#### Written task
Take every line from the first down to the line with "anchor=base west] (pll2)" and set it down exactly, without the pictures.

━━━ Extracted information

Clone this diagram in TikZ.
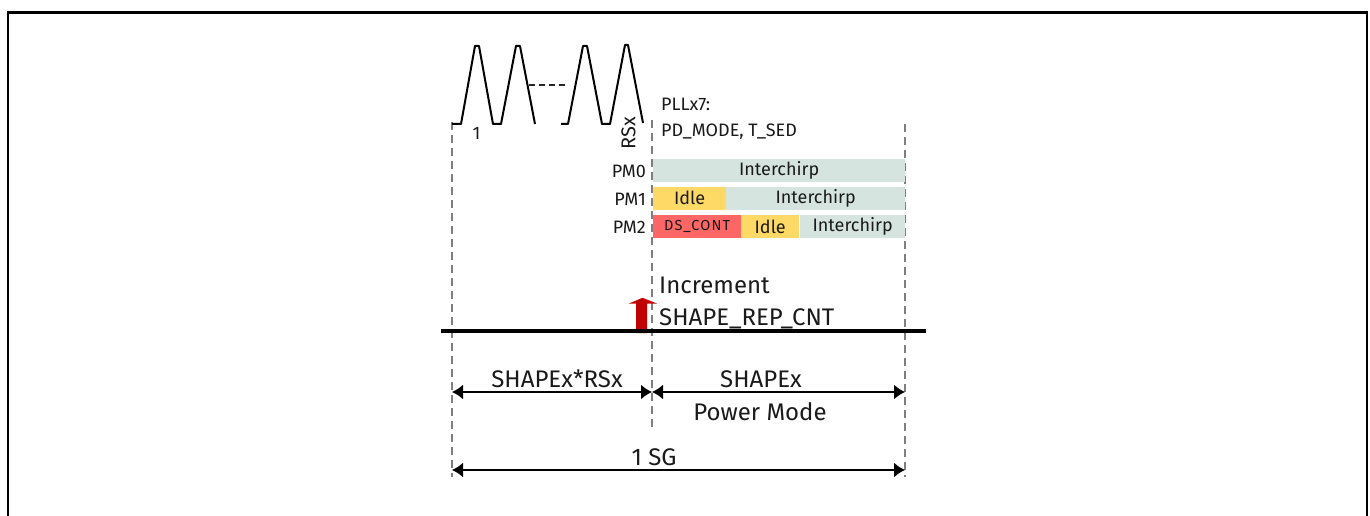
\documentclass[tikz,border=0pt]{standalone}
\usepackage{fontspec}
\setmainfont{Fira Sans}
\newfontfamily\dsfont[LetterSpace=8]{Fira Sans}
\usetikzlibrary{arrows.meta}
\definecolor{icol}{HTML}{D5E4DF}
\definecolor{idlecol}{HTML}{FFD966}
\definecolor{dscol}{HTML}{FF6666}
\definecolor{redarr}{HTML}{C00000}
\definecolor{dashgray}{HTML}{7F7F7F}
\definecolor{txt}{HTML}{1A1A1A}
\tikzset{
  guide/.style={draw=dashgray, line width=1.4pt, dash pattern=on 8pt off 5pt},
  chirp/.style={draw=black, line width=2pt, line join=round},
  bar/.style={inner sep=0pt, minimum height=23pt, anchor=west, text=txt,
    font=\fontsize{18}{20}\selectfont},
  pmlabel/.style={anchor=east, inner sep=0pt, text=txt, font=\fontsize{18}{20}\selectfont},
  smalltxt/.style={inner sep=0pt, text=txt, font=\fontsize{18}{20}\selectfont},
  bigtxt/.style={inner sep=0pt, text=txt, font=\fontsize{24}{26}\selectfont},
  dim/.style={draw=black, line width=1.8pt, {Latex[length=11pt,width=15pt]}-{Latex[length=11pt,width=15pt]}},
}
\begin{document}
\begin{tikzpicture}[x=1pt,y=-1pt]
\useasboundingbox (0,0) rectangle (1370,516);
% frame
\draw[line width=2.6pt] (8,516) -- (8,12.3) -- (1367,12.3) -- (1367,516);

% guide coordinates
\coordinate (gLt) at (452,122);
\coordinate (gLb) at (452,477);
\coordinate (gMt) at (652,120);
\coordinate (gMb) at (652,427);
\coordinate (gRt) at (905,124);
\coordinate (gRb) at (905,477);
\draw[guide] (gLt) -- (gLb);
\draw[guide] (gMt) -- (gMb);
\draw[guide] (gRt) -- (gRb);

% chirps
\draw[chirp] (452,124) -- (461,124) -- (475,46) -- (479,46) -- (493,124) -- (501,124) -- (516,46) -- (520,46) -- (535,124);
\draw[chirp] (561,124) -- (568,124) -- (583,46) -- (587,46) -- (602,124) -- (610,124) -- (625,45) -- (628,45) -- (643,123);
\draw[draw=black!85, line width=1.2pt, dash pattern=on 6pt off 4pt] (529,85) -- (568,85);
\node[smalltxt] (one) at (476.5,133.5) {1};
\node[smalltxt, rotate=90, font=\fontsize{20}{22}\selectfont] (rsx) at (628.5,133) {RSx};

% PLL text
\node[smalltxt, anchor=base west] (pll1) at (661,111) {PLLx7:};
\node[smalltxt, anchor=base west] (pll2) at (661,136) {PD\_MODE, T\_SED};

% power mode bars
\node[bar, fill=icol, minimum width=252pt] (pm0ic) at (653,170.5) {Interchirp};
\node[bar, fill=idlecol, minimum width=73pt] (pm1idle) at (653,198) {Idle};
\node[bar, fill=icol, minimum width=179pt] (pm1ic) at (726,198) {Interchirp};
\node[bar, fill=dscol, minimum width=88pt, font=\dsfont\fontsize{14.5}{16}\selectfont] (pm2ds) at (653,226.5) {DS\_CONT};
\node[bar, fill=idlecol, minimum width=58pt] (pm2idle) at (741,226.5) {Idle};
\node[bar, fill=icol, minimum width=105pt] (pm2ic) at (800,226.5) {Interchirp};
\node[pmlabel] (pm0) at (646,171.5) {PM0};
\node[pmlabel] (pm1) at (646,199.5) {PM1};
\node[pmlabel] (pm2) at (646,227.5) {PM2};

% red arrow and time line
\fill[redarr] (636,333) -- (636,303.5) -- (629,303.5) -- (642,298) -- (643,298) -- (657,303.5) -- (647,303.5) -- (647,333) -- cycle;
\coordinate (tl) at (441,331);
\coordinate (tr) at (926,331);
\draw[line width=4pt] (tl) -- (tr);
\node[bigtxt, anchor=base west] (inc1) at (659,293) {Increment};
\node[bigtxt, anchor=base west] (inc2) at (659,325) {SHAPE\_REP\_CNT};

% dimension arrows
\coordinate (a1l) at (452,392);
\coordinate (a1r) at (652,392);
\coordinate (a2r) at (905,392);
\coordinate (a3l) at (452,470);
\coordinate (a3r) at (905,470);
\draw[dim] (a1l) -- (a1r);
\draw[dim] (a1r) -- (a2r);
\draw[dim] (a3l) -- (a3r);
\node[bigtxt, anchor=base] (lab1) at (557,387) {SHAPEx*RSx};
\node[bigtxt, anchor=base] (lab2) at (761,387) {SHAPEx};
\node[bigtxt, anchor=base] (lab3) at (760,420) {Power Mode};
\node[bigtxt, anchor=base] (lab4) at (654,465) {1 SG};
\end{tikzpicture}
\end{document}
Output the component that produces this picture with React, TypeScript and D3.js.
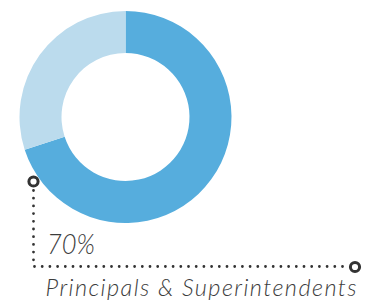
import React from "react";
import * as d3 from "d3";

const categories = ["Principals & Superintendents", "Other"];
const values = [70, 30];
const colors = ["#56addd", "#bbdbed"];
const valueLabel = "70%";

const W = 368;
const H = 300;
const cx = 125.5;
const cy = 117;
const outerR = 106;
const innerR = 64;

export default function App() {
  const pie = d3.pie<number>().sort(null).value((d) => d);
  const arcs = pie(values);
  const arcGen = d3.arc<d3.PieArcDatum<number>>().innerRadius(innerR).outerRadius(outerR);

  const mx = 33.5;
  const my = 181.5;
  const ly = 266.5;
  const ex = 355;

  return (
    <svg width={W} height={H} style={{ position: "absolute", left: 0, top: 0 }}>
      <g transform={`translate(${cx},${cy})`}>
        {arcs.map((a, i) => (
          <path key={categories[i]} d={arcGen(a) || ""} fill={colors[i]} />
        ))}
      </g>
      <path
        d={`M${mx},${my + 9} L${mx},${ly} L${ex - 6},${ly}`}
        fill="none"
        stroke="#333"
        strokeWidth={2.8}
        strokeLinecap="round"
        strokeDasharray="0 7.7"
      />
      <circle cx={mx} cy={my} r={4.6} fill="#fff" stroke="#333" strokeWidth={3} />
      <circle cx={ex} cy={ly + 0.5} r={4.6} fill="#fff" stroke="#333" strokeWidth={3} />
      <text
        x={47}
        y={253.5}
        fontFamily="Lato"
        fontStyle="italic"
        fontWeight={300}
        fontSize={27.5}
        fill="#3c3c3c"
        textLength={48}
        lengthAdjust="spacingAndGlyphs"
      >
        {valueLabel}
      </text>
      <text
        x={45.5}
        y={296}
        fontFamily="Lato"
        fontStyle="italic"
        fontWeight={300}
        fontSize={23.5}
        fill="#3c3c3c"
        textLength={311}
        lengthAdjust="spacing"
      >
        {categories[0]}
      </text>
    </svg>
  );
}
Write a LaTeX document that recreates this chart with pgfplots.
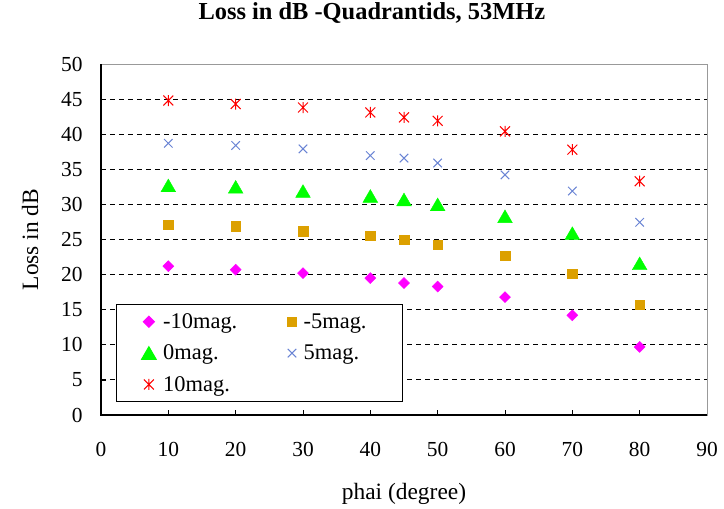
\documentclass[border=0pt]{standalone}
\usepackage{fontspec}
\setmainfont{Liberation Serif}
\usepackage{pgfplots}
\pgfplotsset{compat=1.18}
\definecolor{cmag}{RGB}{255,0,255}
\definecolor{cora}{RGB}{220,160,0}
\definecolor{cgre}{RGB}{0,255,0}
\definecolor{cblu}{RGB}{106,132,212}
\definecolor{cred}{RGB}{255,0,0}
\pgfdeclareplotmark{xstar}{%
  \pgfpathmoveto{\pgfqpoint{-0.9\pgfplotmarksize}{-0.9\pgfplotmarksize}}%
  \pgfpathlineto{\pgfqpoint{0.9\pgfplotmarksize}{0.9\pgfplotmarksize}}%
  \pgfpathmoveto{\pgfqpoint{-0.9\pgfplotmarksize}{0.9\pgfplotmarksize}}%
  \pgfpathlineto{\pgfqpoint{0.9\pgfplotmarksize}{-0.9\pgfplotmarksize}}%
  \pgfpathmoveto{\pgfqpoint{0pt}{-\pgfplotmarksize}}%
  \pgfpathlineto{\pgfqpoint{0pt}{\pgfplotmarksize}}%
  \pgfusepathqstroke}
\begin{document}
\begin{tikzpicture}
\useasboundingbox (-101bp,-94bp) rectangle (623bp,415bp);
\begin{axis}[
  at={(0,0)}, anchor=south west,
  scale only axis, width=606bp, height=351bp,
  xmin=0, xmax=90, ymin=0, ymax=50,
  xtick={0,10,...,90}, ytick={0,5,...,50},
  xtick pos=bottom, ytick pos=left,
  tick align=inside, major tick length=5bp,
  tick style={black, line width=0.8bp},
  axis line style={draw=gray!80, line width=1bp},
  extra y ticks={5,10,...,45}, extra y tick labels={},
  extra y tick style={grid=major, major tick length=0pt},
  grid style={black, line width=1bp, dash pattern=on 5bp off 4bp},
  /pgf/number format/assume math mode=true,
  tick label style={font=\fontsize{21.5}{24}\selectfont},
  yticklabel style={xshift=-15bp},
  xticklabel style={yshift=-24bp},
  title={\textbf{Loss in dB -Quadrantids, 53MHz}},
  title style={at={(0.447,1)}, anchor=center, yshift=45bp, font=\fontsize{24.5}{28}\selectfont},
  xlabel={phai (degree)},
  xlabel style={at={(0.5,0)}, anchor=center, yshift=-79bp, font=\fontsize{23.5}{27}\selectfont},
  ylabel={Loss in dB},
  every axis y label/.style={at={(rel axis cs:0,0.5)}, xshift=-71bp, rotate=90, anchor=center, font=\fontsize{23.5}{27}\selectfont},
  legend columns=2,
  legend cell align=left,
  legend style={at={(0.0248,0.3162)}, anchor=north west, draw=black, line width=1bp,
    fill=white, font=\fontsize{22.5}{26}\selectfont, inner xsep=25bp, inner ysep=7bp,
    row sep=11bp,
    /tikz/every odd column/.append style={column sep=5bp},
    /tikz/every even column/.append style={column sep=48bp}},
  clip=false,
]
\addplot[only marks, mark=square*, mark size=3.9bp, mark options={rotate=45, fill=cmag, draw=cmag}] coordinates {
 (10,21.2)(20,20.7)(30,20.2)(40,19.5)(45,18.8)(50,18.3)(60,16.8)(70,14.2)(80,9.7)};
\addlegendentry{-10mag.}
\addplot[only marks, mark=square*, mark size=4.7bp, mark options={fill=cora, draw=cora}] coordinates {
 (10,27.1)(20,26.9)(30,26.2)(40,25.5)(45,25.0)(50,24.3)(60,22.7)(70,20.1)(80,15.7)};
\addlegendentry{-5mag.\rule{9bp}{0pt}}
\addplot[only marks, mark=triangle*, mark size=8.5bp, mark options={fill=cgre, draw=cgre, yshift=-2.1bp}] coordinates {
 (10,32.7)(20,32.5)(30,31.9)(40,31.2)(45,30.7)(50,30.0)(60,28.3)(70,25.9)(80,21.6)};
\addlegendentry{0mag.}
\addplot[only marks, mark=x, mark size=6bp, mark options={draw=cblu, line width=1bp}] coordinates {
 (10,38.7)(20,38.4)(30,37.9)(40,36.95)(45,36.6)(50,35.9)(60,34.2)(70,31.9)(80,27.45)};
\addlegendentry{5mag.}
\addplot[only marks, mark=xstar, mark size=5.5bp, mark options={draw=cred, line width=1bp}] coordinates {
 (10,44.8)(20,44.3)(30,43.8)(40,43.1)(45,42.4)(50,41.9)(60,40.4)(70,37.8)(80,33.3)};
\addlegendentry{10mag.}
\draw[black, line width=1.2bp] (rel axis cs:0,1) -- (rel axis cs:0,0) -- (rel axis cs:1,0);
\end{axis}
\end{tikzpicture}
\end{document}
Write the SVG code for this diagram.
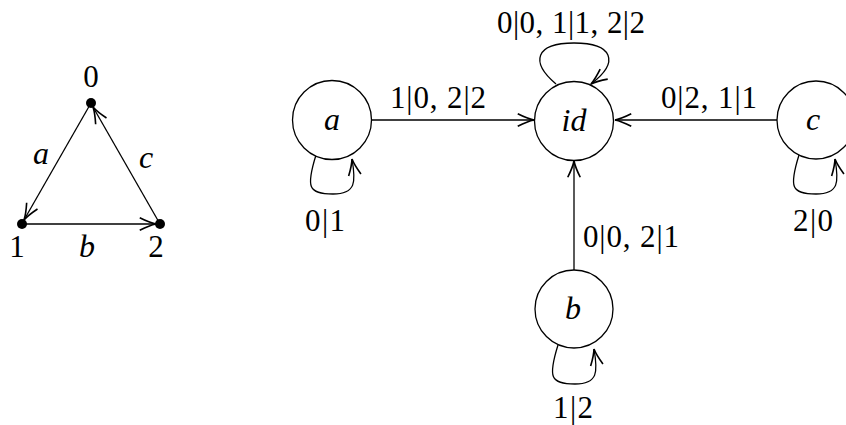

━━━━━━

#### Worked answer
Clone this diagram in TikZ.
\documentclass[tikz,border=0pt]{standalone}
\usepackage{fontspec}
\setmainfont{Fira Sans}
\newfontfamily\dsfont[LetterSpace=8]{Fira Sans}
\usetikzlibrary{arrows.meta}
\definecolor{icol}{HTML}{D5E4DF}
\definecolor{idlecol}{HTML}{FFD966}
\definecolor{dscol}{HTML}{FF6666}
\definecolor{redarr}{HTML}{C00000}
\definecolor{dashgray}{HTML}{7F7F7F}
\definecolor{txt}{HTML}{1A1A1A}
\tikzset{
  guide/.style={draw=dashgray, line width=1.4pt, dash pattern=on 8pt off 5pt},
  chirp/.style={draw=black, line width=2pt, line join=round},
  bar/.style={inner sep=0pt, minimum height=23pt, anchor=west, text=txt,
    font=\fontsize{18}{20}\selectfont},
  pmlabel/.style={anchor=east, inner sep=0pt, text=txt, font=\fontsize{18}{20}\selectfont},
  smalltxt/.style={inner sep=0pt, text=txt, font=\fontsize{18}{20}\selectfont},
  bigtxt/.style={inner sep=0pt, text=txt, font=\fontsize{24}{26}\selectfont},
  dim/.style={draw=black, line width=1.8pt, {Latex[length=11pt,width=15pt]}-{Latex[length=11pt,width=15pt]}},
}
\begin{document}
\begin{tikzpicture}[x=1pt,y=-1pt]
\useasboundingbox (0,0) rectangle (1370,516);
% frame
\draw[line width=2.6pt] (8,516) -- (8,12.3) -- (1367,12.3) -- (1367,516);

% guide coordinates
\coordinate (gLt) at (452,122);
\coordinate (gLb) at (452,477);
\coordinate (gMt) at (652,120);
\coordinate (gMb) at (652,427);
\coordinate (gRt) at (905,124);
\coordinate (gRb) at (905,477);
\draw[guide] (gLt) -- (gLb);
\draw[guide] (gMt) -- (gMb);
\draw[guide] (gRt) -- (gRb);

% chirps
\draw[chirp] (452,124) -- (461,124) -- (475,46) -- (479,46) -- (493,124) -- (501,124) -- (516,46) -- (520,46) -- (535,124);
\draw[chirp] (561,124) -- (568,124) -- (583,46) -- (587,46) -- (602,124) -- (610,124) -- (625,45) -- (628,45) -- (643,123);
\draw[draw=black!85, line width=1.2pt, dash pattern=on 6pt off 4pt] (529,85) -- (568,85);
\node[smalltxt] (one) at (476.5,133.5) {1};
\node[smalltxt, rotate=90, font=\fontsize{20}{22}\selectfont] (rsx) at (628.5,133) {RSx};

% PLL text
\node[smalltxt, anchor=base west] (pll1) at (661,111) {PLLx7:};
\node[smalltxt, anchor=base west] (pll2) at (661,136) {PD\_MODE, T\_SED};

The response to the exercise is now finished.